- [TASK TO CARRY OUT] Scan the material below for the string "LaTeX", and copy every line where it shows up.

- [MATERIAL FOR THIS EXERCISE]
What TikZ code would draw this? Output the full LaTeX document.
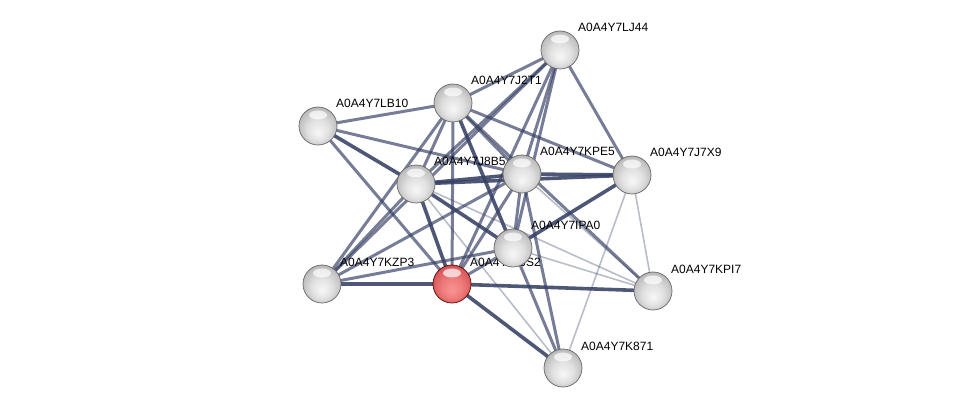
\documentclass[tikz,border=0pt]{standalone}
\usepackage{fontspec}
\setmainfont{Liberation Sans}
\definecolor{edgec}{RGB}{55,64,100}
\pgfdeclareradialshading{graysphere}{\pgfpoint{0bp}{-9bp}}{color(0bp)=(black!3); color(14bp)=(black!12); color(26bp)=(black!26); color(32bp)=(black!42); color(36bp)=(black!55)}
\pgfdeclareradialshading{redsphere}{\pgfpoint{0bp}{-9bp}}{color(0bp)=(rgb,255:red,250;green,148;blue,148); color(14bp)=(rgb,255:red,238;green,122;blue,122); color(26bp)=(rgb,255:red,215;green,88;blue,88); color(32bp)=(rgb,255:red,190;green,62;blue,62); color(36bp)=(rgb,255:red,160;green,42;blue,42)}
\tikzset{
  sph/.style={circle, minimum size=38pt, inner sep=0pt, shading=graysphere, draw=black!60, line width=0.7pt,
    path picture={\fill[white,opacity=0.7] ([yshift=11pt]path picture bounding box.center) ellipse (9pt and 4.5pt);}},
  redsph/.style={sph, shading=redsphere, draw=red!35!black},
  lab/.style={anchor=base west, inner sep=0pt, font=\fontsize{12}{13}\selectfont, text=black},
  strong/.style={draw=edgec, line width=3.6pt, opacity=0.88},
  mid/.style={draw=edgec, line width=3pt, opacity=0.68},
  weak/.style={draw=edgec, line width=1.6pt, opacity=0.35}
}
\begin{document}
\begin{tikzpicture}[x=1pt,y=-1pt]
\useasboundingbox (0,0) rectangle (975,414);
% node positions
\coordinate (pLJ) at (560,50);
\coordinate (pJ2) at (453,103);
\coordinate (pLB) at (318,126);
\coordinate (pJ8) at (416,184);
\coordinate (pKPE) at (522,174);
\coordinate (pJ7) at (632,175);
\coordinate (pIPA) at (513,248);
\coordinate (pKZP) at (322,284);
\coordinate (pS2) at (452,284);
\coordinate (pKPI) at (653,291);
\coordinate (pK871) at (563,368);
% edges
\draw[mid] (pLJ) -- (pJ2);
\draw[mid] (pLJ) -- (pJ8);
\draw[mid] (pLJ) -- (pKZP);
\draw[mid] (pLJ) -- (pKPE);
\draw[mid] (pLJ) -- (pIPA);
\draw[mid] (pLJ) -- (pS2);
\draw[mid] (pLJ) -- (pJ7);
\draw[mid] (pJ2) -- (pLB);
\draw[mid] (pJ2) -- (pJ8);
\draw[mid] (pJ2) -- (pKZP);
\draw[mid] (pJ2) -- (pS2);
\draw[mid] (pJ2) -- (pKPE);
\draw[strong] (pJ2) -- (pIPA);
\draw[mid] (pJ2) -- (pJ7);
\draw[mid] (pJ2) -- (pKPI);
\draw[strong] (pLB) -- (pJ8);
\draw[mid] (pLB) -- (pKPE);
\draw[mid] (pLB) -- (pS2);
\draw[strong] (pJ8) -- (pKPE);
\draw[strong] (pJ8) -- (pJ7);
\draw[mid] (pJ8) -- (pKZP);
\draw[strong] (pJ8) -- (pS2);
\draw[strong] (pJ8) -- (pIPA);
\draw[weak] (pJ8) -- (pKPI);
\draw[weak] (pJ8) -- (pK871);
\draw[strong] (pKPE) -- (pJ7);
\draw[mid] (pKPE) -- (pIPA);
\draw[mid] (pKPE) -- (pS2);
\draw[mid] (pKPE) -- (pKZP);
\draw[mid] (pKPE) -- (pK871);
\draw[weak] (pKPE) -- (pKPI);
\draw[strong] (pJ7) -- (pIPA);
\draw[weak] (pJ7) -- (pKPI);
\draw[weak] (pJ7) -- (pK871);
\draw[mid] (pIPA) -- (pS2);
\draw[mid] (pIPA) -- (pKZP);
\draw[weak] (pIPA) -- (pKPI);
\draw[mid] (pIPA) -- (pK871);
\draw[strong] (pS2) -- (pKZP);
\draw[strong] (pS2) -- (pKPI);
\draw[strong] (pS2) -- (pK871);
% labels
\node[lab] (tLJ) at ([shift={(18,-18)}]pLJ) {A0A4Y7LJ44};
\node[lab] (tJ2) at ([shift={(18,-18)}]pJ2) {A0A4Y7J2T1};
\node[lab] (tLB) at ([shift={(18,-18)}]pLB) {A0A4Y7LB10};
\node[lab] (tJ8) at ([shift={(18,-18)}]pJ8) {A0A4Y7J8B5};
\node[lab] (tKPE) at ([shift={(18,-18)}]pKPE) {A0A4Y7KPE5};
\node[lab] (tJ7) at ([shift={(18,-18)}]pJ7) {A0A4Y7J7X9};
\node[lab] (tS2) at ([shift={(18,-18)}]pS2) {A0A4Y7JJS2};
\node[lab] (tIPA) at ([shift={(18,-18)}]pIPA) {A0A4Y7IPA0};
\node[lab] (tKZP) at ([shift={(18,-18)}]pKZP) {A0A4Y7KZP3};
\node[lab] (tKPI) at ([shift={(18,-18)}]pKPI) {A0A4Y7KPI7};
\node[lab] (tK871) at ([shift={(18,-18)}]pK871) {A0A4Y7K871};
% nodes
\node[sph] (LJ) at (pLJ) {};
\node[sph] (J2) at (pJ2) {};
\node[sph] (LB) at (pLB) {};
\node[sph] (J8) at (pJ8) {};
\node[sph] (KPE) at (pKPE) {};
\node[sph] (J7) at (pJ7) {};
\node[redsph] (S2) at (pS2) {};
\node[sph] (IPA) at (pIPA) {};
\node[sph] (KZP) at (pKZP) {};
\node[sph] (KPI) at (pKPI) {};
\node[sph] (K871) at (pK871) {};
\end{tikzpicture}
\end{document}
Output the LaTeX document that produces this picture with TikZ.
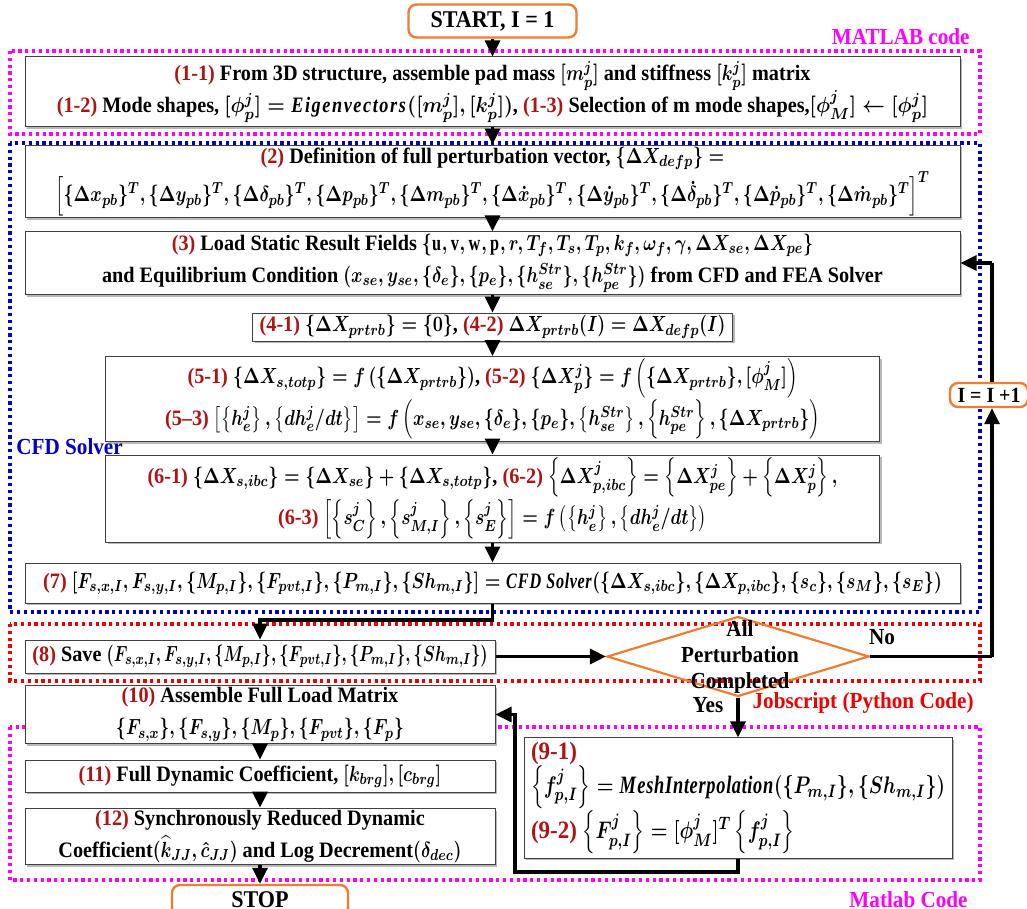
\documentclass[tikz,border=0pt]{standalone}
\usepackage{amsmath}
\usepackage{graphicx}
\usepackage{fontspec}
\setmainfont{Liberation Serif}[FakeStretch=0.92]
\usetikzlibrary{arrows.meta,shapes.geometric,shadows}
\definecolor{labred}{RGB}{175,20,20}
\definecolor{mag}{RGB}{255,0,255}
\definecolor{navy}{RGB}{0,0,205}
\definecolor{jred}{RGB}{240,0,0}
\definecolor{orng}{RGB}{237,125,49}
\newcommand{\lab}[1]{\textcolor{labred}{#1}}
\newcommand{\mm}[1]{\scalebox{0.8}[1]{$#1$}}
\newcommand{\mmn}[1]{\scalebox{0.74}[1]{$#1$}}
\newcommand{\mmw}[1]{\scalebox{0.9}[1]{$#1$}}
\newcommand{\spw}[1]{\textit{\addfontfeatures{LetterSpace=8}#1}}
\begin{document}
\begin{tikzpicture}[x=0.5pt,y=-0.5pt,
  font=\fontsize{11}{16}\selectfont\bfseries\boldmath,
  box/.style={draw=black!75, line width=0.5pt, fill=white, align=center, inner sep=1pt,
    drop shadow={shadow xshift=1.2pt,shadow yshift=-1.2pt,fill=black!55,opacity=0.5}},
  term/.style={draw=orng, line width=1.2pt, rounded corners=4pt, fill=white, align=center,
    font=\fontsize{12}{14}\selectfont\bfseries},
  frame/.style={line width=1.8pt, dash pattern=on 1.6pt off 1.8pt},
  arr/.style={line width=1.6pt, -{Triangle[length=8pt,width=7.5pt]}},
  flow/.style={line width=1.6pt},
  tag/.style={font=\fontsize{11.5}{13}\selectfont\bfseries, inner sep=0pt}
]
\useasboundingbox (0,0) rectangle (1027,909);

% frames
\draw[frame, mag] (10,51) rectangle (980,134);
\draw[frame, navy] (10,143) rectangle (980,612);
\draw[frame, jred] (10,624) rectangle (980,681);
\draw[frame, mag] (10,727) rectangle (980,880);

% labels
\node[tag, text=mag, anchor=east] (mlab1) at (970,37) {MATLAB code};
\node[tag, text=navy, anchor=west] (cfd) at (16,447) {CFD Solver};
\node[tag, text=jred, anchor=east] (jlab) at (974,703) {Jobscript (Python Code)};
\node[tag, text=mag, anchor=east] (mlab2) at (968,900) {Matlab Code};

% terminals
\node[term, minimum width=84pt, minimum height=13pt] (start) at (492.5,21) {START, I = 1};
\node[term, minimum width=88pt, minimum height=15pt] (stop) at (260,900) {STOP};
\node[term, minimum width=39pt, minimum height=12pt, inner sep=1pt, font=\fontsize{10.8}{13}\selectfont\bfseries] (inc) at (989,395) {I = I +1};

% boxes
\node[box, minimum width=467.5pt, minimum height=35pt] (b1) at (492.5,92)
 {\lab{(1-1)} From 3D structure, assemble pad mass \mm{[m_p^j]} and stiffness \mm{[k_p^j]} matrix\\
  \lab{(1-2)} Mode shapes, \mmw{[\phi_p^j]=\text{\spw{Eigenvectors}}([m_p^j],[k_p^j])}, \lab{(1-3)} Selection of m mode shapes,\mmw{[\phi_M^j]\leftarrow[\phi_p^j]}};

\node[box, minimum width=467.5pt, minimum height=32.5pt] (b2) at (492.5,181.5)
 {\lab{(2)} Definition of full perturbation vector, \mm{\{\Delta X_{defp}\}=}\\
  \mm{\left[\{\Delta x_{pb}\}^T,\{\Delta y_{pb}\}^T,\{\Delta\delta_{pb}\}^T,\{\Delta p_{pb}\}^T,\{\Delta m_{pb}\}^T,\{\Delta\dot x_{pb}\}^T,\{\Delta\dot y_{pb}\}^T,\{\Delta\dot\delta_{pb}\}^T,\{\Delta\dot p_{pb}\}^T,\{\Delta\dot m_{pb}\}^T\right]^T}};

\node[box, minimum width=467.5pt, minimum height=28pt] (b3) at (492.5,263)
 {\lab{(3)} Load Static Result Fields \mm{\{\mathrm{u,v,w,p},r,T_f,T_s,T_p,k_f,\omega_f,\gamma,\Delta X_{se},\Delta X_{pe}\}}\\
  and Equilibrium Condition \mm{(x_{se},y_{se},\{\delta_e\},\{p_e\},\{h_{se}^{Str}\},\{h_{pe}^{Str}\})} from CFD and FEA Solver};

\node[box, minimum width=240pt, minimum height=14pt] (b4) at (492.5,327)
 {\lab{(4-1)} \mm{\{\Delta X_{prtrb}\}=\{0\}}, \lab{(4-2)} \mm{\Delta X_{prtrb}(I)=\Delta X_{defp}(I)}};

\node[box, minimum width=387pt, minimum height=34pt] (b5) at (492.5,399)
 {\lab{(5-1)} \mm{\{\Delta X_{s,totp}\}=f\left(\{\Delta X_{prtrb}\}\right)}, \lab{(5-2)} \mm{\{\Delta X_p^j\}=f\left(\{\Delta X_{prtrb}\},[\phi_M^j]\right)}\\
  \lab{(5\textendash3)} \mm{\left[\left\{h_e^j\right\},\left\{dh_e^j/dt\right\}\right]=f\left(x_{se},y_{se},\{\delta_e\},\{p_e\},\left\{h_{se}^{Str}\right\},\left\{h_{pe}^{Str}\right\},\{\Delta X_{prtrb}\}\right)}};

\node[box, minimum width=387pt, minimum height=43.5pt] (b6) at (492.5,498.5)
 {\lab{(6-1)} \mm{\{\Delta X_{s,ibc}\}=\{\Delta X_{se}\}+\{\Delta X_{s,totp}\}}, \lab{(6-2)} \mm{\left\{\Delta X_{p,ibc}^j\right\}=\left\{\Delta X_{pe}^j\right\}+\left\{\Delta X_p^j\right\},}\\
  \lab{(6-3)} \mm{\left[\left\{s_C^j\right\},\left\{s_{M,I}^j\right\},\left\{s_E^j\right\}\right]=f\left(\left\{h_e^j\right\},\left\{dh_e^j/dt\right\}\right)}};

\node[box, minimum width=467.5pt, minimum height=20pt] (b7) at (492.5,583)
 {\lab{(7)} \mm{\left[F_{s,x,I},F_{s,y,I},\{M_{p,I}\},\{F_{pvt,I}\},\{P_{m,I}\},\{Sh_{m,I}\}\right]=\mathit{CFD\ Solver}(\{\Delta X_{s,ibc}\},\{\Delta X_{p,ibc}\},\{s_c\},\{s_M\},\{s_E\})}};

\node[box, minimum width=235pt, minimum height=16.5pt] (b8) at (260,656.5)
 {\lab{(8)} Save \mmn{(F_{s,x,I},F_{s,y,I},\{M_{p,I}\},\{F_{pvt,I}\},\{P_{m,I}\},\{Sh_{m,I}\})}};

\node[diamond, draw=orng, line width=1.1pt, minimum width=131pt, minimum height=40pt, inner sep=0pt] (dia) at (738,656.5) {};
\node[align=center, font=\fontsize{11.5}{13}\selectfont\bfseries] (dtext) at (740,657) {All\\Perturbation\\Completed};
\node[tag] (no) at (882,637) {No};
\node[tag] (yes) at (708,705) {Yes};

\node[box, minimum width=235pt, minimum height=27.5pt] (b10) at (260,714.5)
 {\lab{(10)} Assemble Full Load Matrix\\ \mm{\{F_{s,x}\},\{F_{s,y}\},\{M_p\},\{F_{pvt}\},\{F_p\}}};
\node[box, minimum width=235pt, minimum height=16pt] (b11) at (260,776)
 {\lab{(11)} Full Dynamic Coefficient, \mm{[k_{brg}],[c_{brg}]}};
\node[box, minimum width=235pt, minimum height=27.5pt] (b12) at (260,836.5)
 {\lab{(12)} Synchronously Reduced Dynamic\\ Coefficient\mm{(\widehat{k}_{JJ},\hat c_{JJ})} and Log Decrement\mm{(\delta_{dec})}};

\node[box, minimum width=214pt, minimum height=60pt, align=left, inner sep=2pt, font=\fontsize{12.5}{17}\selectfont\bfseries\boldmath] (b9) at (738,798)
 {\lab{(9-1)}\\ \mm{\left\{f_{p,I}^j\right\}=\mathit{MeshInterpolation}(\{P_{m,I}\},\{Sh_{m,I}\})}\\
  \lab{(9-2)} \mm{\left\{F_{p,I}^j\right\}=[\phi_M^j]^T\left\{f_{p,I}^j\right\}}};

% coordinates
\coordinate (c78) at (492.5,620);
\coordinate (c1) at (992,656.5);
\coordinate (c2) at (992,263);
\coordinate (l1) at (738,872);
\coordinate (l2) at (515,872);

% connectors
\draw[arr] (start.south) -- (b1.north);
\draw[arr] (b1.south) -- (b2.north);
\draw[arr] (b2.south) -- (b3.north);
\draw[arr] (b3.south) -- (b4.north);
\draw[arr] (b4.south) -- (b5.north);
\draw[arr] (b5.south) -- (b6.north);
\draw[arr] (b6.south) -- (b7.north);
\draw[arr] (b7.south) -- (c78) -| (b8.north);
\draw[arr] (b8.east) -- (dia.west);
\draw[flow] (dia.east) -- (c1);
\draw[arr] (c1) -- (c1 |- inc.south);
\draw[flow] (c2 |- inc.north) -- (c2);
\draw[arr] (c2) -- (b3.east);
\draw[arr] (dia.south) -- (b9.north);
\draw[arr] (b9.south) -- (l1) -- (l2) -- (l2 |- b10.east) -- (b10.east);
\draw[arr] (b10.south) -- (b11.north);
\draw[arr] (b11.south) -- (b12.north);
\draw[arr] (b12.south) -- (stop.north);
\end{tikzpicture}
\end{document}
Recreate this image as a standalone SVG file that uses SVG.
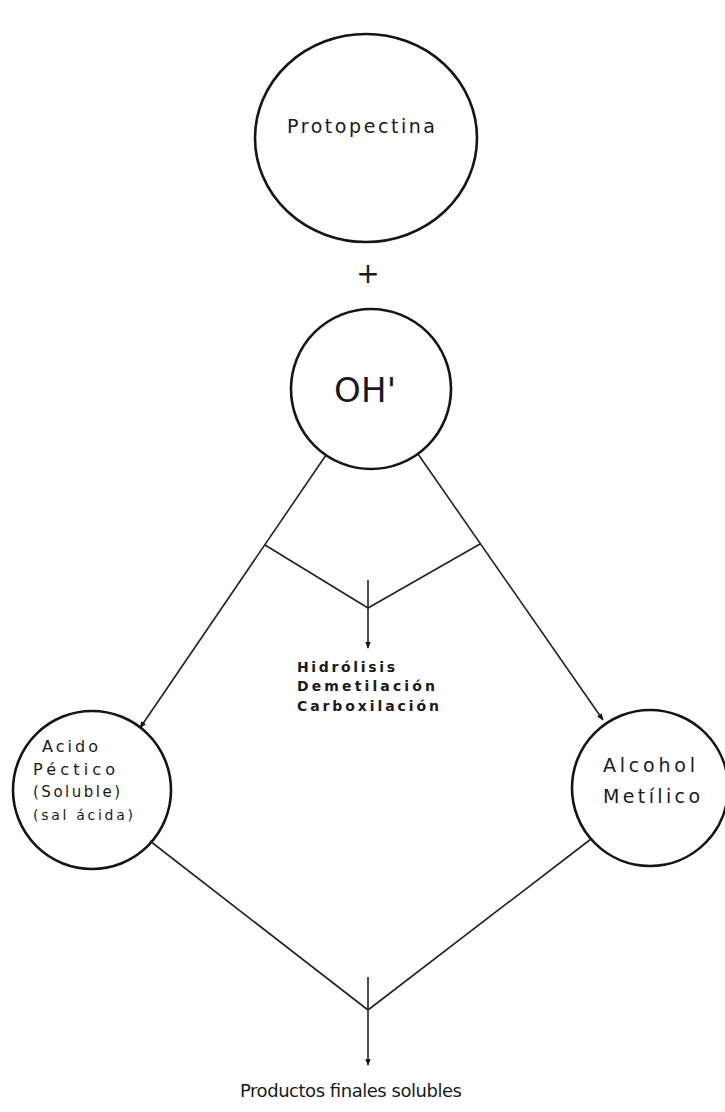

- [THE RESULT]
What TikZ code would draw this? Output the full LaTeX document.
Output the LaTeX document that produces this picture with TikZ.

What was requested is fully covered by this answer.